Published 22:04 IST, December 27th 2024
How To Calculate Your FIRE Number For Financial Freedom
Calculate your FIRE number and plan your path to financial independence and early retirement with smart savings and investments.
- Money
- 3 min read
Dreaming of retiring early and living comfortably without depending on a regular job? The FIRE (Financial Independence, Retire Early) movement claims to offer a way to do just that. This approach involves major planning and saving, aiming to retire much earlier than the traditional retirement age.
If you want to pursue this goal, you will have to find your FIRE number. It is the amount of money you need to have saved to support desired lifestyle without relying on regular employment.
To calculate the FIRE number, multiply your estimated annual expenses by 25. This is predicated on the notion that you can securely take out roughly 4% of your savings year when you retire. This withdrawal rate is based on research, such as the "Trinity Study," which concluded that taking out 4% of your savings every year will usually guarantee that your money will survive until retirement.
For example, if you need Rs 30,00,000 annually to cover your living expenses in retirement, your FIRE number would be Rs 7.5 crore (Rs 30,00,000 x 25).
Before you can use this rule to calculate your FIRE number, it’s important to understand your anticipated retirement expenses. While some costs may decrease after retirement, others could increase, especially if you plan to retire early.
Dont forget to consider
Housing
If you still have a mortgage, will it reduce over time? Downsizing or relocating to an area with a lower cost of living could help lower your housing expenses.
Healthcare
For early retirees, especially those in their 40s or 30s, health insurance is a significant expense. You might need to rely on private insurance or a family plan before becoming eligible for government-run health schemes.
Transportation
Without a daily commute, transportation costs may decrease. However, leisure travel could increase as you spend more time exploring during retirement.
Leisure and hobbies
Many early retirees aspire to travel and engage in other activities. These costs need to be factored into your retirement budget.
Example with real figures
Suppose you want to retire early and anticipate needing Rs 50,00,000 annually for your living expenses. According to the FIRE formula, your target savings (FIRE number) will be Rs 12.5 crore (Rs 50,00,000 x 25).

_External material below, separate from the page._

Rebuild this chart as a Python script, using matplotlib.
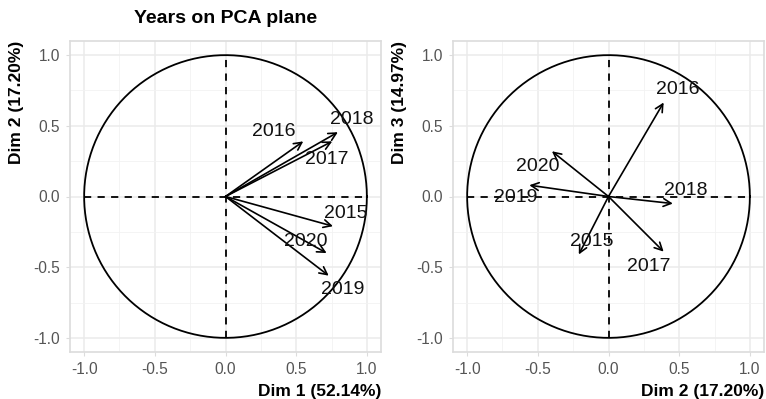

For an individual aged 30 who wants to retire by 50, they would need to save aggressively over 20 years. If they aim for an 8% annual return on investments, they would need to invest around Rs 1,14,000 per month to hit the Rs 12.5 crore target.
Investing to grow your money
Simply saving is not enough; investing is the key to growing your wealth. While a savings account might provide minimal returns, investments like stocks, mutual funds, and real estate can yield higher returns, ensuring your money grows faster than inflation.
In India, many choose to invest in equity mutual funds, index funds, and the National Pension Scheme (NPS). These vehicles offer better returns compared to traditional savings methods. For example, equity mutual funds have historically returned 12%-15% annually, which can help you grow your FIRE fund.
Picking the right investment accounts
Public Provident Fund (PPF) come with a 15-year lock-in period, making them more suitable for long-term retirement planning.
Investing in diversified equity funds or index funds can be an excellent strategy for FIRE, offering potentially high returns.